The NSA comes recruiting - lawl
http://mobandmultitude.com/2013/07/02/the-nsa-comes-recruiting/

======
malandrew
This was a fun read and it seams like many people could just DDoS the
recruiting efforts of the NSA and CIA by showing up to recruiting sessions and
playing devil's advocates. If you are well informed and good at internet
arguing, you are well equipped to attend these recruiting sessions.

At the very least it would plant the seeds of cognitive dissonance in the
minds of everyone recruiting for the NSA and CIA. e.g. "Why do so many of the
citizens we are trying to protect not agree with our decision to do a job
where we trade liberty for security?"

------
osivertsson
Oh my, those NSA employees sure did have a hard time justifying their work as
"apolitical" in front of such enlightened students.
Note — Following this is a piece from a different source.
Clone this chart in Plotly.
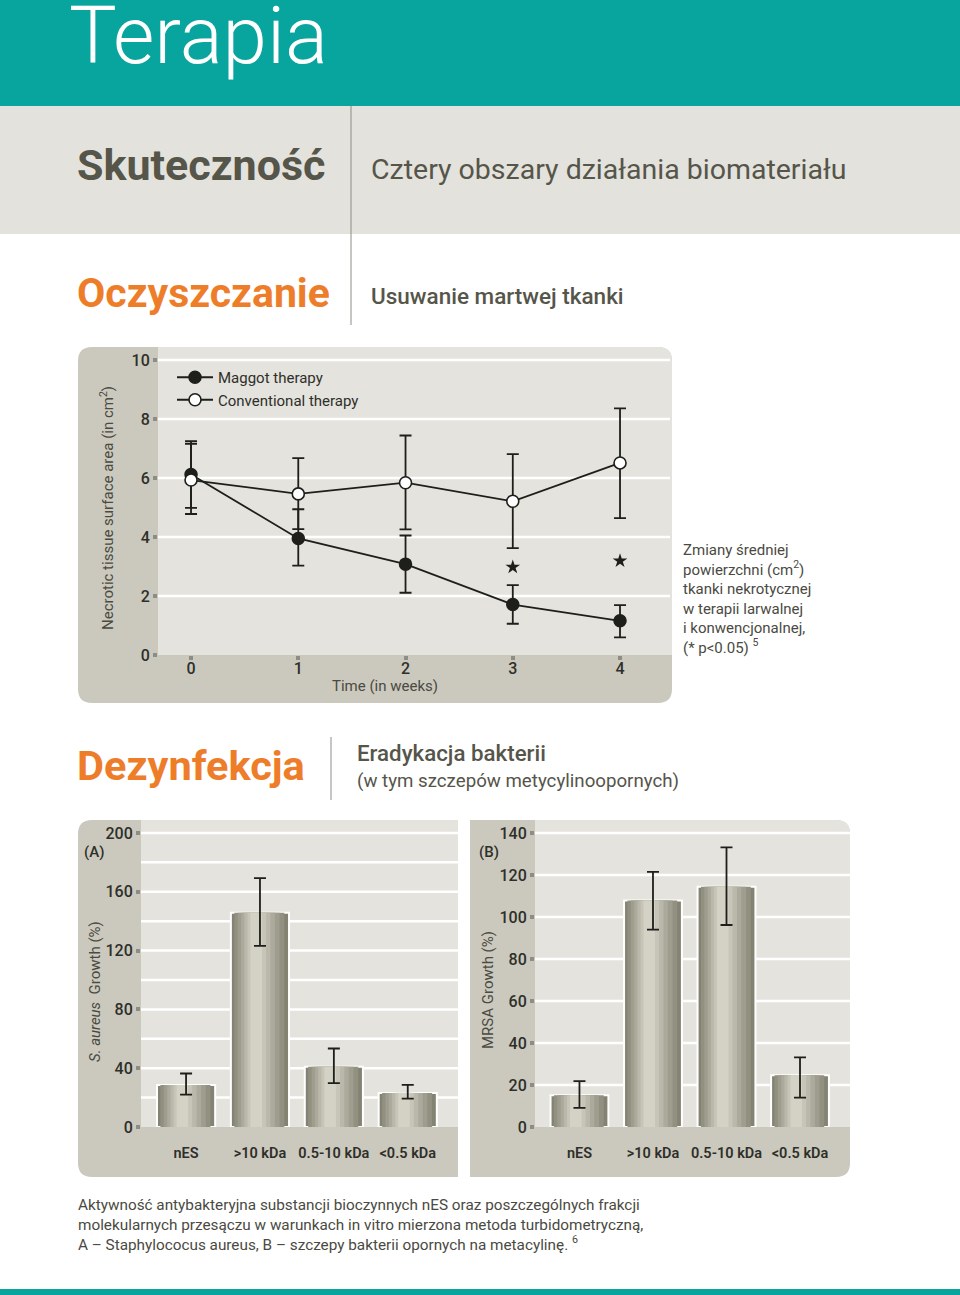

Very well argued by the students! This will definitely leave a mark that will
last in the minds of these two NSA employees.

Highly recommended that you listen to the whole thing.

------
MattyRad
Fascinating. It is encouraging to see students to so intelligently rebuke the
NSA for its actions. I don't think I myself could have responded so aptly
them.

------
mtgx
Brilliant. I remember reading on HN some comments a while ago (long before
PRISM) about refusing jobs at the NSA or being willing to help companies
develop surveillance software and such, and some were say that "why would they
refuse the jobs? It's not like it will make a difference. Others will just
take the job instead".

Maybe, but it's the same with protesting and boycotting. The more opposition,
the better, and every little bit helps to turn things around.

When they come to recruit you next time, do what these students did, shame
them in public for lying and abusing their power, and refuse to work for them.
Think of it as "taking a stand" for protecting your own rights, by refusing to
be part of the group of people that is making the country worse.